蒙古襲来絵詞に描かれた激戦の舞台

生の松原海岸にやってきました。ここは文永11年(l274)に蒙古・高麗連合軍の襲来を受け、次の襲来に備えて鎌倉幕府により石築地(いしついじ)が築かれた場所です。長垂海岸から小戸海岸にかけて築かれた石築地を元寇防塁と呼んでいます。

元寇防塁はこの海岸だけではなく、博多湾の海岸線で船を接岸して上陸可能な場所に築かれたので、福岡市内の海に近いエリアだと、色々な所でみかけます。大半は復元されておらず地中に埋まっているか、石材として持ち去られてしまっているかですね。

生の松原の元寇防塁は当時の防塁の姿を、文献を元に忠実に再現してあるので、見学者は当時の様子をリアルに知る事ができます。

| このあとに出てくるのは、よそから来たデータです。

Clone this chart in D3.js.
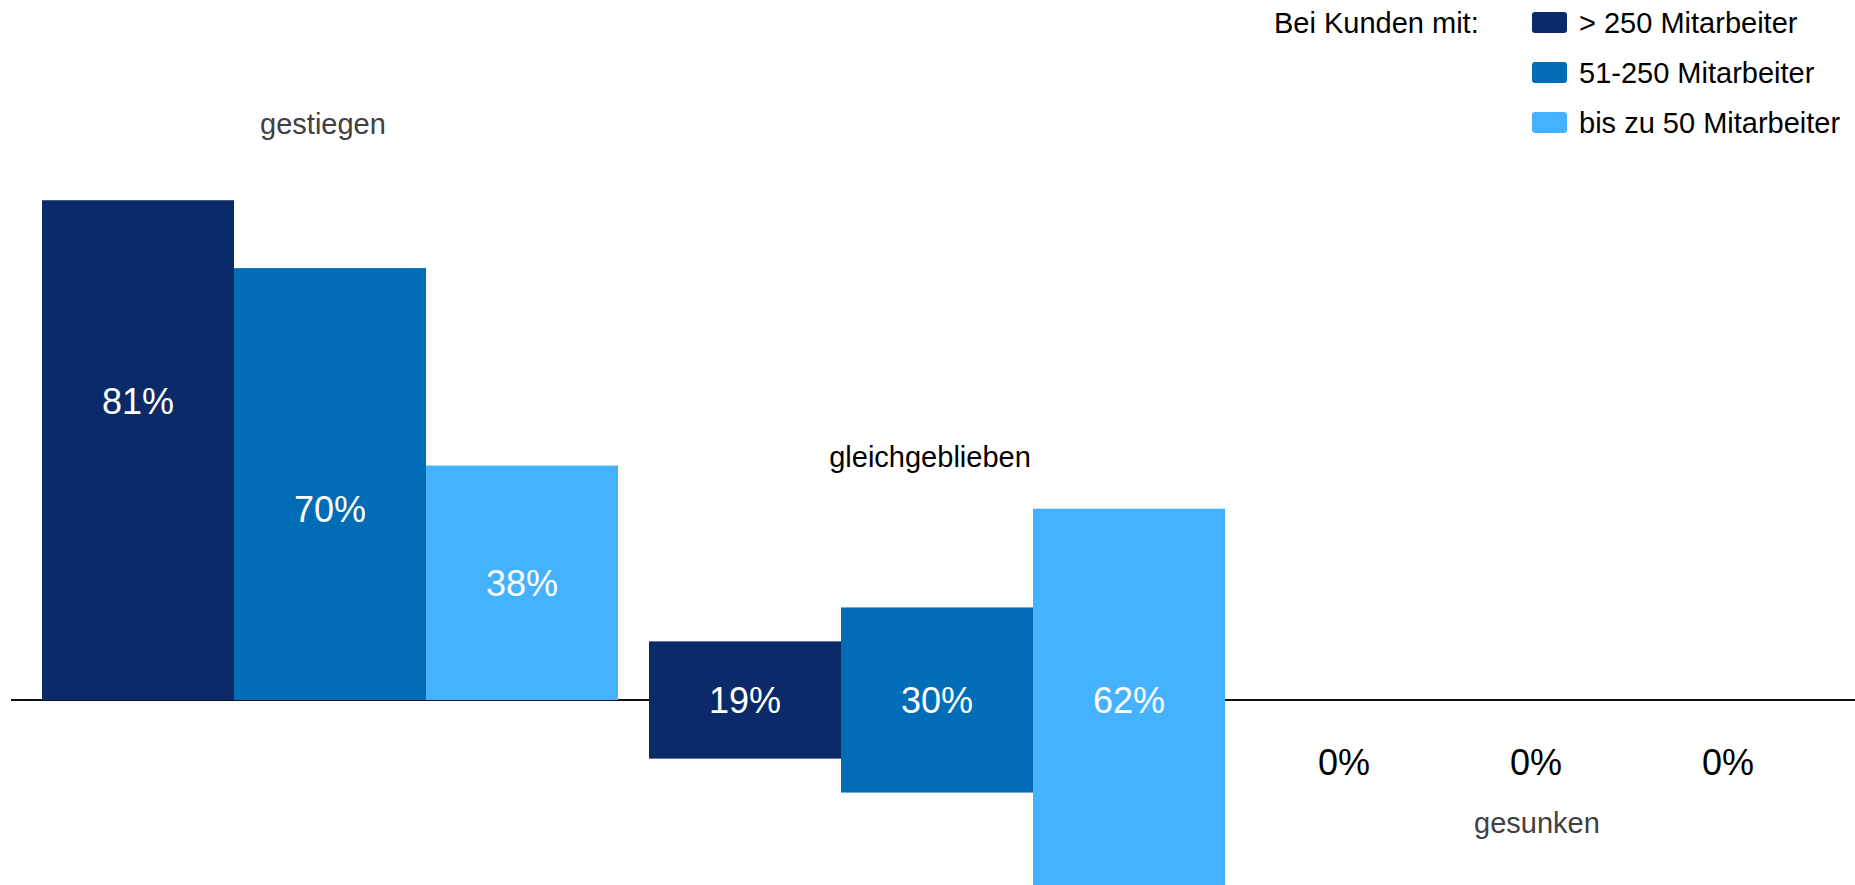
<!DOCTYPE html>
<html>
<head>
<meta charset="utf-8">
<script src="https://cdn.jsdelivr.net/npm/d3@7"></script>
<style>
  html, body { margin: 0; padding: 0; background: #fff; }
  svg { display: block; font-family: "Liberation Sans", Arial, sans-serif; }
</style>
</head>
<body>
<div id="chart"></div>
<script>
// categories (groups) and the three customer-size series
const categories = ["gestiegen", "gleichgeblieben", "gesunken"];
const seriesNames = ["> 250 Mitarbeiter", "51-250 Mitarbeiter", "bis zu 50 Mitarbeiter"];
const seriesColors = ["#0b2a69", "#006db6", "#45b2ff"];

// values in percent, one array per series (order = categories)
const big    = [81, 19, 0];
const medium = [70, 30, 0];
const small  = [38, 62, 0];

// where the labels of the first group sit, in percent units
const labelAtUp = [48.5, 31, 19];

const legendTitle = "Bei Kunden mit:";

const width = 1855, height = 885;
const baseY = 700;

const svg = d3.select("#chart")
  .append("svg")
  .attr("width", width)
  .attr("height", height);

const x = d3.scaleBand()
  .domain(categories)
  .range([42, 1832])
  .paddingInner(0.051)
  .paddingOuter(0);

const xs = d3.scaleBand()
  .domain(seriesNames)
  .range([0, x.bandwidth()])
  .padding(0);

// 0..100 % -> pixel height
const y = d3.scaleLinear()
  .domain([0, 100])
  .range([baseY, baseY - 617]);

const h = v => baseY - y(v);

// build flat rows
const allSeries = [big, medium, small];
const rows = [];
categories.forEach((c, ci) => {
  seriesNames.forEach((s, si) => {
    rows.push({cat: c, ci: ci, series: s, si: si, value: allSeries[si][ci]});
  });
});

// baseline
svg.append("line")
  .attr("x1", 11)
  .attr("x2", width)
  .attr("y1", baseY)
  .attr("y2", baseY)
  .attr("stroke", "#111")
  .attr("stroke-width", 2);

// bars: first group grows up, second is centred on the line, third hangs down
function barTop(d) {
  if (d.ci == 0) return y(d.value);
  if (d.ci == 1) return baseY - h(d.value) / 2;
  return baseY;
}

svg.append("g")
  .selectAll("rect")
  .data(rows)
  .join("rect")
    .attr("x", d => x(d.cat) + xs(d.series))
    .attr("y", d => barTop(d))
    .attr("width", xs.bandwidth())
    .attr("height", d => h(d.value))
    .attr("fill", d => seriesColors[d.si]);

// value labels
function labelY(d) {
  if (d.ci == 0) return y(labelAtUp[d.si]);
  if (d.ci == 1) return baseY;
  return baseY + 62;
}

svg.append("g")
  .selectAll("text")
  .data(rows)
  .join("text")
    .attr("x", d => x(d.cat) + xs(d.series) + xs.bandwidth() / 2 - (d.ci == 2 ? 8 : 0))
    .attr("y", d => labelY(d))
    .attr("dy", "0.36em")
    .attr("text-anchor", "middle")
    .attr("font-size", "36px")
    .attr("fill", d => d.value > 0 ? "#ffffff" : "#000000")
    .text(d => d.value + "%");

// category labels
const catLabelY = [134, 467, 833];
const catLabelColor = ["#404040", "#000000", "#404040"];
svg.append("g")
  .selectAll("text")
  .data(categories)
  .join("text")
    .attr("x", d => x(d) + x.bandwidth() / 2 - 7)
    .attr("y", (d, i) => catLabelY[i])
    .attr("text-anchor", "middle")
    .attr("font-size", "29px")
    .attr("fill", (d, i) => catLabelColor[i])
    .text(d => d);

// legend
const legend = svg.append("g");
legend.append("text")
  .attr("x", 1274)
  .attr("y", 33)
  .attr("font-size", "29px")
  .attr("fill", "#000")
  .text(legendTitle);

const item = legend.selectAll("g.item")
  .data(seriesNames)
  .join("g")
    .attr("class", "item")
    .attr("transform", (d, i) => `translate(1532, ${22.5 + i * 50})`);

item.append("rect")
  .attr("x", 0)
  .attr("y", -10.5)
  .attr("width", 35)
  .attr("height", 21)
  .attr("rx", 3)
  .attr("fill", (d, i) => seriesColors[i]);

item.append("text")
  .attr("x", 47)
  .attr("y", 10.5)
  .attr("font-size", "29px")
  .attr("fill", "#000")
  .text(d => d);
</script>
</body>
</html>
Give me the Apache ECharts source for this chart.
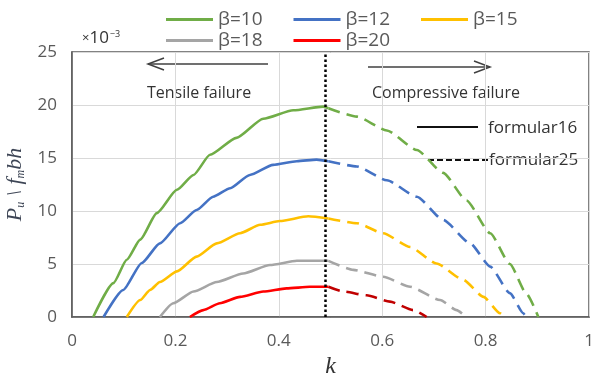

案内板です。福岡市内には各地区の元寇防塁毎に立っていますが、観光として見るならこちらの地区の元寇防塁が一押しです。ただ、専用の駐車場がないので公共交通機関で来るか、近くに一つだけあるコインパーキングに停めるしかないのが難点ですね。

この場所が日本史の教科書などに載っている「蒙古襲来絵詞」の有名なシーンの現場です。

この絵は宮内庁の協力で、実物と同じサイズで埋め込んであるそうです。肥後国の御家人・竹崎季長が、鎌倉幕府へ恩賞の交渉に行く際、資料として自分の戦いを描かせたものです。

手前が竹崎家一党、石垣の上にいるのは菊池家一党のようです。文永の役では、 菊池家 は上陸してきた蒙古軍を破り、蒙古軍の主力を麁原(そはら)へ撃退するなどの武功を挙げました。弘安の役でも海上に浮かぶ蒙古船を睨んでいる様子が描かれていますね。

絵と同じ場所からみた博多湾です。当時は襲来した蒙古船が所狭しと浮かんでいたのでしょうか。

元寇防塁が築かれたエリアと、防塁の仕組みです。当時は片側が急斜面に、片側は階段状の段差になっていたようですね。

こちらが全体像です。よくみると石の色がツートンカラーになっているの分かりますかね?

もう少し分かりやすい写真がこちら。西側は長垂海岸やに 長垂山で発掘できるペグマタイト(花崗岩)が使われ、東側は小戸一帯で発掘される砂岩に材質が分かれています。これは幕府から築城を命じられた、肥前国と肥後国の分担エリアの違いで石が変わるそうです。

元寇防塁は見事な松林に囲まれていますが、この松林は神功皇后 ( じんぐうこうごう ) がが三韓出兵の際に戦勝祈願のために逆さまに植えた松の木が根を張り、広がっていったという伝承があります。松が生きて栄えたことが地名の由来になったそうです。